**RAW DATA**
▼
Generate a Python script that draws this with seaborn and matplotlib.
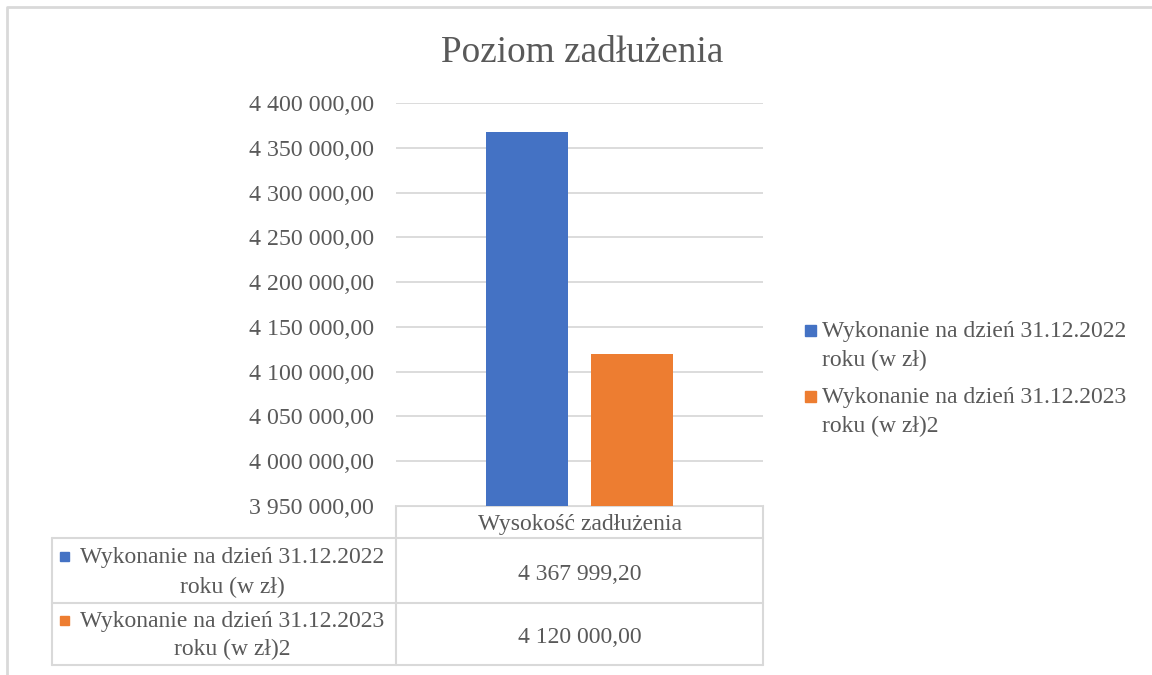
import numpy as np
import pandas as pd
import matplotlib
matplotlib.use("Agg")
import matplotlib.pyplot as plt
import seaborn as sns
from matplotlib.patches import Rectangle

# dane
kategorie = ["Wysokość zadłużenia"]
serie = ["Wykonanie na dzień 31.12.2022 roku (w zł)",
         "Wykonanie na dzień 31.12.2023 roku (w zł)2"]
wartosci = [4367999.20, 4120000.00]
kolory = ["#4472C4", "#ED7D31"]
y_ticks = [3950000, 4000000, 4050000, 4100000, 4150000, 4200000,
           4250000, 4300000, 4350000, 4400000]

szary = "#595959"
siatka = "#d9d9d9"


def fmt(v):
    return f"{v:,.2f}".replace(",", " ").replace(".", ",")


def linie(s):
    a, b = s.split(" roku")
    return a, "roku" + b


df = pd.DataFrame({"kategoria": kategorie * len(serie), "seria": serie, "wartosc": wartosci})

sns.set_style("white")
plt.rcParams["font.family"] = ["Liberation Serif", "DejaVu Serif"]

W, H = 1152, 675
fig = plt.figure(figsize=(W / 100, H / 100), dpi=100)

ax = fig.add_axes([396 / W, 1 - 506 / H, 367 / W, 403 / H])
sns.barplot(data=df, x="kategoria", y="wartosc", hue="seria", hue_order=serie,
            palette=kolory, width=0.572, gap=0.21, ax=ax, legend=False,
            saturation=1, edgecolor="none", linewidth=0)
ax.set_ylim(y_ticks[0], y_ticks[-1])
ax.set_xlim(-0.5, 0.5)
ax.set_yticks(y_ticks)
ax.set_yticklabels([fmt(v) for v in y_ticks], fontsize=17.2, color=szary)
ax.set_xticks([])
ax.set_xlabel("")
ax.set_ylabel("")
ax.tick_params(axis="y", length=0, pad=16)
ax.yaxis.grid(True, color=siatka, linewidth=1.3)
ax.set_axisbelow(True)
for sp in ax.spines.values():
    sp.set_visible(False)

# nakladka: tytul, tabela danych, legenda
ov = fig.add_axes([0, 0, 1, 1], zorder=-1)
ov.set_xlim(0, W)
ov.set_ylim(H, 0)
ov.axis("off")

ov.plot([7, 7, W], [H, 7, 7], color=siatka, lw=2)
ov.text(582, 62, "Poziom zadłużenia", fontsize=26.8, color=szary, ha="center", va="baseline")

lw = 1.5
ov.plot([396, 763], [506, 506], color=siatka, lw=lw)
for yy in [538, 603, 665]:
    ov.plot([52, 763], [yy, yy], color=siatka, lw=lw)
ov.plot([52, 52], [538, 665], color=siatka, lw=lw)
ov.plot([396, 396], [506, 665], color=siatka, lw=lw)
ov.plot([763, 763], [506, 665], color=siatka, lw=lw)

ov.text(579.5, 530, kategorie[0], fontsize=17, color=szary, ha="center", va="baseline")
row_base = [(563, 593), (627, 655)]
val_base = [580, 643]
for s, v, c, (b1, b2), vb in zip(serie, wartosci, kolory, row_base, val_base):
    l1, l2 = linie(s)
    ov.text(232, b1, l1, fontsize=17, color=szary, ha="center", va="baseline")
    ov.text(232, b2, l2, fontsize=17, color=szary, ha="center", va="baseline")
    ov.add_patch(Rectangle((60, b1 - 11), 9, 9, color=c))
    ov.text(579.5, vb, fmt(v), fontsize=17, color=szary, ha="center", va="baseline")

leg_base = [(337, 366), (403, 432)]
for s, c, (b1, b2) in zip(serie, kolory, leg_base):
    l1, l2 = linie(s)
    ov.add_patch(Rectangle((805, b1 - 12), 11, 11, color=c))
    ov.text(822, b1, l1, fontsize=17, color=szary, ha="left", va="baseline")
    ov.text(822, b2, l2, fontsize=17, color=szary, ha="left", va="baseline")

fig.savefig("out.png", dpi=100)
▲
**THE REQUEST**
Out of the material above, gather each line where "seaborn" appears.

**COMPLETED EXERCISE**
Generate a Python script that draws this with seaborn and matplotlib.
import seaborn as sns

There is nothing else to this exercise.